In the first game, you were constantly being reminded that you were not the main character. You were just a passenger in the story of Joel, a man who lost everything 20 years ago and somehow survived in this world for two decades afterwards. He constantly rubs up against your decisions and does things you wouldn’t, because you are playing as a character - a very violent one with a violent past. Now think about all the things Ellie saw in that journey. Do you think she wouldn’t be just as brutal?
The Last of Us Part 2 shows us an Ellie five years older, living a relatively normal life in Jackson, Wyoming. “Like in the first game, Ellie wonders about what teenagers had to deal with,” lead game designer Richard Cambier told me during E3. “You get to see her have a bit of a normal teenage life. Yeah, the next morning she has to go on patrol, so it’s still that world, but they have power, they have movie nights, they have a community dance - we want to show a bit of what that life is like. Then obviously that is going to get disrupted.”
Ellie’s reaction to that disruption will obviously be savage.

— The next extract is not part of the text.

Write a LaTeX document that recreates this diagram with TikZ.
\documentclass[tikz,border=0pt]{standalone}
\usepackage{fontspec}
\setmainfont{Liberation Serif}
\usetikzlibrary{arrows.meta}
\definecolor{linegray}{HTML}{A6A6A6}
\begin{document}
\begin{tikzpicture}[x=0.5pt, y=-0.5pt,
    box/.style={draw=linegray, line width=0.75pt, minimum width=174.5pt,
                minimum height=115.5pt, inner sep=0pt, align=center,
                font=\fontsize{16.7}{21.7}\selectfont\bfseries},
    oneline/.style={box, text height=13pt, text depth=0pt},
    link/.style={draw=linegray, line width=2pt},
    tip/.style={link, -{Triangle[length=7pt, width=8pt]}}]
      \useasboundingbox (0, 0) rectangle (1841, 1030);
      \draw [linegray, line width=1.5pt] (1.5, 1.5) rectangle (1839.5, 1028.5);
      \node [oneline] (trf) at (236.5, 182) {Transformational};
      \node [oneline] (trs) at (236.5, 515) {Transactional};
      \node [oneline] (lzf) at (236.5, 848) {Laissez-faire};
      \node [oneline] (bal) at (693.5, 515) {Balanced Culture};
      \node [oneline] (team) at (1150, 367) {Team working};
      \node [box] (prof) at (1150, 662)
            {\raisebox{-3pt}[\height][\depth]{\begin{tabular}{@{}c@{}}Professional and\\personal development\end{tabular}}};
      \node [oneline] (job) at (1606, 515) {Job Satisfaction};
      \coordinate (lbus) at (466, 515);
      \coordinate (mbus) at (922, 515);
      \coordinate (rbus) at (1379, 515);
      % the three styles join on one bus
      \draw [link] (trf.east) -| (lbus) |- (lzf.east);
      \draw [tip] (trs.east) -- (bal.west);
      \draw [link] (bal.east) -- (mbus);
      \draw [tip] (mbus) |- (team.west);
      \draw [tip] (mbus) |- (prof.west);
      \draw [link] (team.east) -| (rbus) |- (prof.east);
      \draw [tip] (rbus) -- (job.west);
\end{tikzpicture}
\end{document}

We have become desensitised to a certain type of violence and it isn’t the one that turns your stomach - it is the one that gives you a pat on the back for a grisly job well done. All of this was prophesied in 2003 with the release of Manhunt, Rockstar’s video nasty. In that game, you only needed to kill for survival. But, if you wanted to, you could delay your kills, holding down the button and risking discovery so you could do a nastier, grubbier, more violent kill - all of it on display through the static of a mock security camera. The only reward for doing this was a higher rating at the end of each level. You killed the person in a more brutal fashion? Well done - have a gold star.

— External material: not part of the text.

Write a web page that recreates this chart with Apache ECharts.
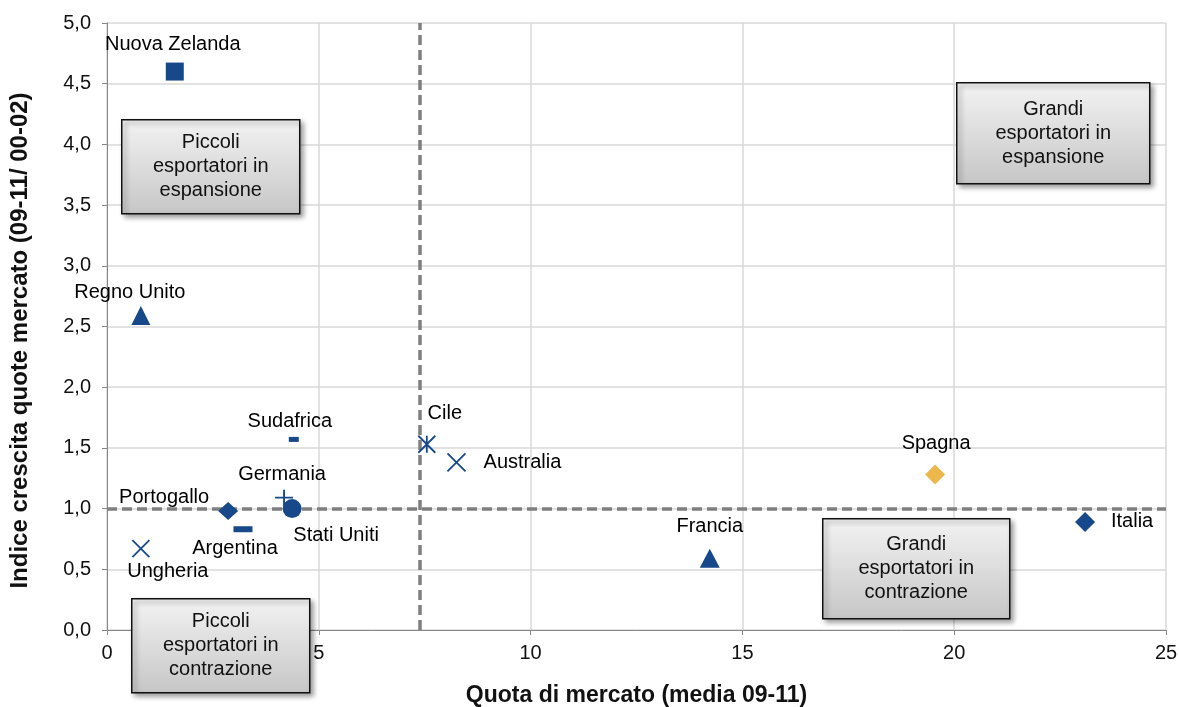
<!DOCTYPE html>
<html>
<head>
<meta charset="utf-8">
<script src="https://cdn.jsdelivr.net/npm/echarts@6/dist/echarts.min.js"></script>
<style>
  html, body { margin: 0; padding: 0; background: #fff; }
  #chart { width: 1179px; height: 707px; }
</style>
</head>
<body>
<div id="chart"></div>
<script>
// Export positioning of wine-producing countries
const countries = ['Nuova Zelanda', 'Regno Unito', 'Sudafrica', 'Germania', 'Stati Uniti',
  'Portogallo', 'Argentina', 'Ungheria', 'Cile', 'Australia', 'Francia', 'Spagna', 'Italia'];
// Market share (average 09-11)
const marketShare = [1.6, 0.8, 4.41, 4.18, 4.37, 2.86, 3.21, 0.8, 7.55, 8.25, 14.23, 19.55, 23.09];
// Market-share growth index (09-11 / 00-02)
const growthIndex = [4.60, 2.59, 1.57, 1.09, 1.00, 0.98, 0.83, 0.67, 1.53, 1.38, 0.59, 1.28, 0.89];

// Quadrant thresholds
const shareThreshold = 7.38;
const growthThreshold = 1.0;

const quadrantTexts = [
  'Piccoli\nesportatori in\nespansione',
  'Grandi\nesportatori in\nespansione',
  'Grandi\nesportatori in\ncontrazione',
  'Piccoli\nesportatori in\ncontrazione'
];

const BLUE = '#17498A';
const GOLD = '#EDB84B';
const FONT = '"Liberation Sans", Arial, sans-serif';

const plusPath = 'path://M0,8L16,8M8,0L8,16';
const crossPath = 'path://M0,0L16,16M16,0L0,16';
const starPath = 'path://M0,0L16,16M16,0L0,16M8,0L8,16';

// Marker and label styling per country
const markerStyle = {
  'Nuova Zelanda': { symbol: 'rect', size: 18, offset: [-2, -27] },
  'Regno Unito':   { symbol: 'triangle', size: [19, 19], offset: [-11, -23] },
  'Sudafrica':     { symbol: 'rect', size: [10, 5], offset: [-4, -18] },
  'Germania':      { symbol: plusPath, size: [18, 16], stroke: true, offset: [-2, -23] },
  'Stati Uniti':   { symbol: 'circle', size: 19, offset: [44, 27] },
  'Portogallo':    { symbol: 'diamond', size: [20, 18], offset: [-64, -14] },
  'Argentina':     { symbol: 'rect', size: [19, 6], offset: [-8, 19] },
  'Ungheria':      { symbol: crossPath, size: 17, stroke: true, offset: [27, 23] },
  'Cile':          { symbol: starPath, size: 17, stroke: true, offset: [18, -31] },
  'Australia':     { symbol: crossPath, size: 18, stroke: true, offset: [66, 0] },
  'Francia':       { symbol: 'triangle', size: [20, 19], offset: [0, -32] },
  'Spagna':        { symbol: 'diamond', size: 20, color: GOLD, offset: [1, -31] },
  'Italia':        { symbol: 'diamond', size: 20, offset: [47, 0] }
};

const points = countries.map((name, i) => {
  const s = markerStyle[name];
  const color = s.color || BLUE;
  return {
    name: name,
    value: [marketShare[i], growthIndex[i]],
    symbol: s.symbol,
    symbolSize: s.size,
    itemStyle: s.stroke
      ? { color: 'none', borderColor: color, borderWidth: 1.8, opacity: 1 }
      : { color: color, borderWidth: 0, opacity: 1 },
    label: {
      show: true,
      position: 'inside',
      offset: s.offset,
      formatter: '{b}',
      color: '#000',
      opacity: 1,
      fontSize: 20,
      fontFamily: FONT
    }
  };
});

// Annotation boxes for the four quadrants
const boxLayout = [
  { left: 121, top: 119, width: 178, height: 94 },
  { left: 956, top: 82, width: 193, height: 101 },
  { left: 822, top: 518, width: 187, height: 100 },
  { left: 131, top: 598, width: 178, height: 94 }
];

const boxes = boxLayout.map((b, i) => ({
  type: 'group',
  left: b.left,
  top: b.top,
  z: 100,
  children: [
    {
      type: 'rect',
      z: 100,
      shape: { x: 0, y: 0, width: b.width, height: b.height },
      style: {
        fill: {
          type: 'linear', x: 0, y: 0, x2: 0, y2: 1,
          colorStops: [{ offset: 0, color: '#f3f3f3' }, { offset: 1, color: '#c6c6c6' }]
        },
        stroke: '#111',
        lineWidth: 1.5,
        shadowBlur: 5,
        shadowOffsetX: 3,
        shadowOffsetY: 3,
        shadowColor: 'rgba(0,0,0,0.4)'
      }
    },
    {
      type: 'text',
      z: 101,
      style: {
        text: quadrantTexts[i],
        x: b.width / 2,
        y: b.height / 2,
        align: 'center',
        verticalAlign: 'middle',
        fontSize: 20,
        lineHeight: 24,
        fontFamily: FONT,
        fill: '#111'
      }
    }
  ]
}));

const chart = echarts.init(document.getElementById('chart'), null, { renderer: 'canvas' });

chart.setOption({
  animation: false,
  backgroundColor: '#fff',
  grid: { left: 107, right: 13, top: 23, bottom: 77, containLabel: false, outerBoundsMode: 'none' },
  xAxis: {
    type: 'value',
    min: 0, max: 25, interval: 5,
    name: 'Quota di mercato (media 09-11)',
    nameLocation: 'middle',
    nameGap: 54,
    nameTextStyle: { fontSize: 23, fontWeight: 'bold', fontFamily: FONT, color: '#111' },
    axisLine: { show: true, onZero: false, lineStyle: { color: '#888', width: 1 } },
    axisTick: { show: true, length: 5, lineStyle: { color: '#888' } },
    axisLabel: { fontSize: 20, fontFamily: FONT, color: '#111', margin: 13 },
    splitLine: { show: true, lineStyle: { color: '#d9d9d9', width: 1.5 } }
  },
  yAxis: {
    type: 'value',
    min: 0, max: 5, interval: 0.5,
    name: 'Indice crescita quote mercato (09-11/ 00-02)',
    nameLocation: 'middle',
    nameGap: 75,
    nameTextStyle: {
      fontSize: 24, fontWeight: 'bold', fontFamily: FONT, color: '#111',
      padding: [0, 28, 0, 0]
    },
    axisLine: { show: true, onZero: false, lineStyle: { color: '#888', width: 1 } },
    axisTick: { show: true, length: 5, lineStyle: { color: '#888' } },
    axisLabel: {
      fontSize: 20, fontFamily: FONT, color: '#111', margin: 16,
      formatter: v => v.toFixed(1).replace('.', ',')
    },
    splitLine: { show: true, lineStyle: { color: '#d9d9d9', width: 1.5 } }
  },
  series: [
    {
      type: 'scatter',
      data: points,
      z: 5,
      emphasis: { disabled: true },
      markLine: {
        silent: true,
        symbol: 'none',
        label: { show: false },
        lineStyle: { color: '#7f7f7f', width: 3.5, type: [10, 5], opacity: 1 },
        data: [{ xAxis: shareThreshold }, { yAxis: growthThreshold }]
      }
    }
  ],
  graphic: boxes
});
</script>
</body>
</html>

I always felt like Manhunt was a comment on video game violence, encouraging us through simple feedback systems to commit horrific acts for the pleasure of a virtual director. That director was meant to be us, the detached participant. Looking back on it now, it seems tame in comparison to modern games, yet most games still reward the kill. The only reward in The Last of Us is a short respite from the horror. If you are appalled by the violence in the trailers, good - you’re meant to be. We have it all mixed up.